Now add more curry paste according to your own taste. I used a lot!
Gently fold in the tofu and add your peas. 
Reduce heat and simmer until everything is tender.
Add some of the fresh cilantro, salt and pepper to taste. Adjust the seasonings and curry/yogurt ratios.
Just look at that bubbling pot of goodness!
I served my rogan josh with an extra dollop of yogurt, a cilantro garnish, and long grain brown rice. 


  1. Great recipe, I like the addition of paprika in it, unusual. What is better than veggies really?

  2. I can't take credit for the paprika unfortunately! But it definitely gives it a nice color and rich taste.

  3. This looks delicious. I need to learn how to make Indian dishes myself, too. It's a part of the culinary world I haven't explored thoroughly yet and it has so much to offer.

  4. I love curry. This recipe sounds delicious! It'll go on my "must make" list! :)

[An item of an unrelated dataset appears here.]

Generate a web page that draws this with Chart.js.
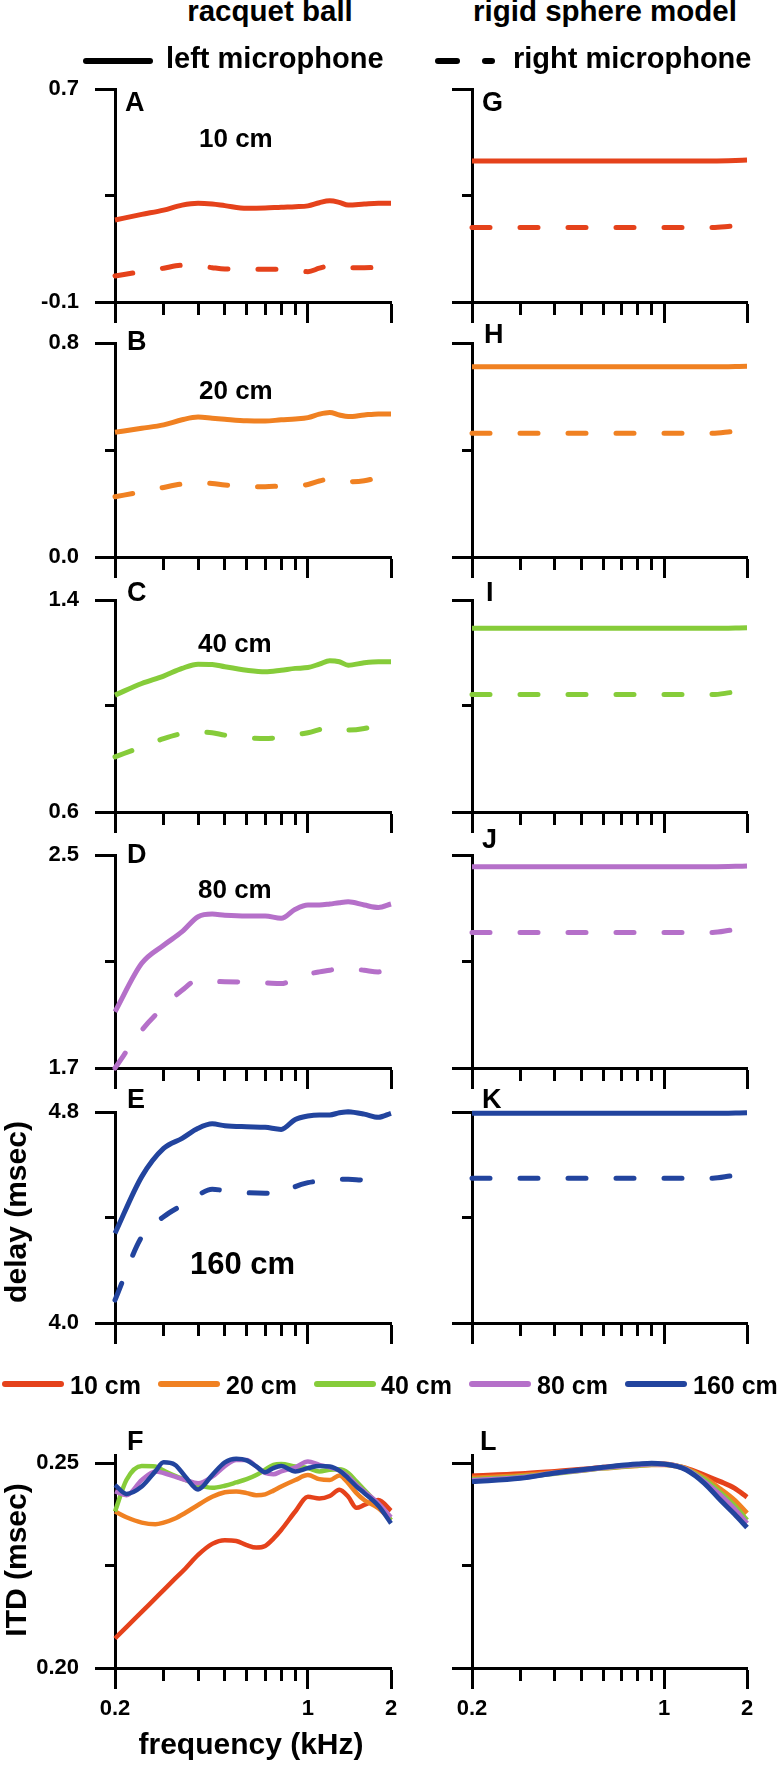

  5. Hmm.. I've got some eggplant from my CSA to use up and this sounds like it might just do the trick! Thanks for sharing!

  6. To everyone: Thanks so much for the positive feedback, and if you make it - please tell me how it turns out!!

  7. Thanks for this recipe. Something new to try for eggplant. Hope mom likes it. She always like the Oriental version for eggplant. But, can't wait to try this.

  8. Rogan josh is always our favorite Indian specialty and what a great idea to make it with eggplant! Terrific recipe!

  9. Indian food is always one of my weaknesses. LOVE the idea of a veggie rogan josh -- sounds just perfect to me!

  10. I'd have never imagined a rogan josh with eggplant, but this sound really good...will try soon

  11. SO glad I came across your blog on FoodBuzz! Love it!
    My favorite veggie is eggplant, and I love Indian food. Your curry paste recipe is a must try, as is everything!